Since you asked and it’s partly a fantasy of mine to think about it…If I were to eat a final meal then I would be torn between a really bad fast food meal such as McDonalds where I would have chocolate milk shakes and plenty of burgers and fries. Or you could go with something like steak and mashed potatoes. Just don’t forget to have dessert in either case.
So a quick update… I just went to bass pro shops and picked up my hollow point rounds for my .38 special… $26 bucks, but its not like money matters where I’m going. On the same trip I went to my 2 favorite fast food restaurants, taco bell and arby’s. Got my favorite things and will be snacking on them throughout the day. It was pretty rainy today to, I was wondering if I could just run off the raised offramp to my death, but I don’t want there to be any false hope that my suicide was an accident. I’m going to do this in 6-7 hours from now while I am calling my ex.
The snacks sound nice.
But i think the rest of the plan can be a bit better.
You know, if you miss your ex this much, you can insted plan on how to get her back.
When you call her and tell her about your current plan, even if she does tell you she loves and cares and somehow stops you, it might make things difficult between you two later.
But she’ll probably just freak out and get scared and wouldn’t know what to say or do.
I don’t know the story between you two, but i’m sure there’s some way you could win her back?
You really shouldn’t do this and check yourself into the nearest hospital. I wish you could see how young you really are to give up this early in life. Be glad you can eat all the fast food you want and not worry about gaining weight.
It seems like you’re going out of your way by purposely calling her. Calling your ex-gf is only going to ruin her life due to the guilt that she will probably feel. I know that’s what you want her to feel because you’re in so much pain; but you should know that this will probably haunt her for the rest of her life. Do you really want to create that much pain? Does that pain outweigh your pain?
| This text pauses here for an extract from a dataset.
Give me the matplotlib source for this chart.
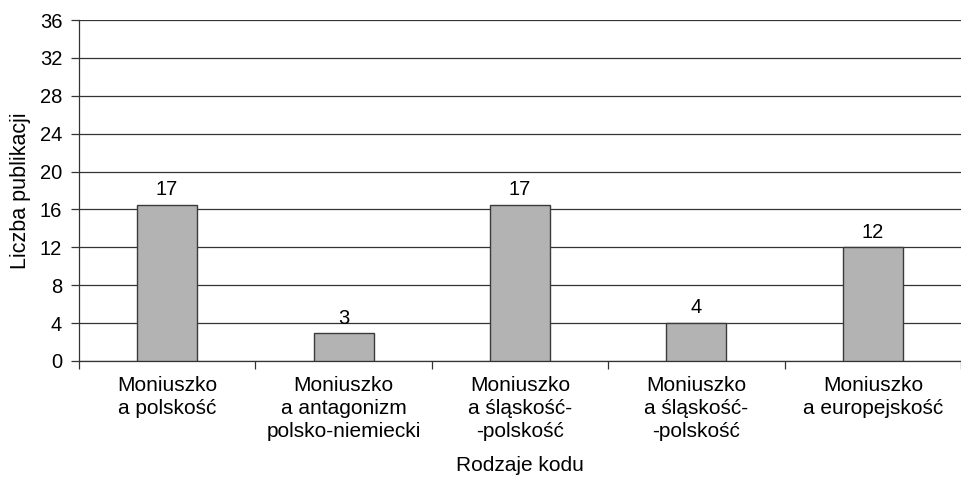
import matplotlib.pyplot as plt
import numpy as np

plt.rcParams['font.family'] = ['Liberation Sans', 'DejaVu Sans']

categories = [
    "Moniuszko\na polskość",
    "Moniuszko\na antagonizm\npolsko-niemiecki",
    "Moniuszko\na śląskość-\n-polskość",
    "Moniuszko\na śląskość-\n-polskość",
    "Moniuszko\na europejskość",
]
values = [16.5, 2.9, 16.5, 4.0, 12.0]
labels = ["17", "3", "17", "4", "12"]
yticks = [0, 4, 8, 12, 16, 20, 24, 28, 32, 36]

fig = plt.figure(figsize=(9.62, 4.78), dpi=100)
ax = fig.add_axes([0.082, 0.245, 0.917, 0.713])

x = np.arange(len(categories))
bars = ax.bar(x, values, width=0.34, color="#b3b3b3", edgecolor="#3a3a3a",
              linewidth=1.0, zorder=3)

for b, lab in zip(bars, labels):
    ax.annotate(lab, (b.get_x() + b.get_width() / 2, b.get_height()),
                xytext=(0, 4), textcoords="offset points",
                ha="center", va="bottom", fontsize=14.5)

ax.set_xlim(-0.5, len(categories) - 0.5)
ax.set_ylim(0, 36)
ax.set_yticks(yticks)
ax.yaxis.grid(True, color="#333333", linewidth=0.9, zorder=0)
ax.tick_params(axis="y", labelsize=14.5, length=6, width=0.9, color="#333333",
               pad=6)

ax.set_xticks(x)
ax.set_xticklabels(categories, fontsize=15, linespacing=1.25)
ax.tick_params(axis="x", which="major", length=0, pad=11)
ax.set_xticks(np.arange(len(categories) + 1) - 0.5, minor=True)
ax.tick_params(axis="x", which="minor", length=6, width=0.9, color="#333333")

for s in ["top", "right"]:
    ax.spines[s].set_visible(False)
for s in ["left", "bottom"]:
    ax.spines[s].set_color("#333333")
    ax.spines[s].set_linewidth(0.9)

ax.set_ylabel("Liczba publikacji", fontsize=15.5, labelpad=6)
ax.set_xlabel("Rodzaje kodu", fontsize=15, labelpad=11)

fig.savefig("out.png", dpi=100)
Please reconsider your choice.
Trust me, she won’t blame it on herself. I know what I’m doing is selfish… but my choice has already been made. My ex-girlfriend has to be the last person I talk to, but she isn’t the reason I’m committing suicide. I’m making sure that is clear in my suicide note.
I don’t know if anyone is still reading this post, but that’s okay, I was leaving this post for authorities and family to find this anyways.
I’ve set up a tarp in my parent’s room to kill myself in so the mess is contained at least somewhat. If I miraculously survive or get stopped, I’ll make sure to post again as soon as I am able. I’m say that to make that I am kept accountable to going through with this.
This is my last post. Good bye…
dude please don’t. for me. I have a plan
I have been contemplating this myself,
you might thing this is stupid… but just go for a drive. Drive as far as you can in one direction with a full tank of gas. get away from where you are. just do it. after that, if you still feel like getting away, hitchhike. just go. get the hell out. and maybe on the way you realize that there is in fact something in this life for you. Just please try it. before you give up completely, just go for this one drive. I beg you. just drive. and listen to some good music. just do it. loud ass music.
it seems that you have nothing to lose, so just try it. Please. just fucking go.
drive west. maybe California. just attempt it. Who cares what people think? In your mind, you have nothing to look forward to. so just go man. go go go.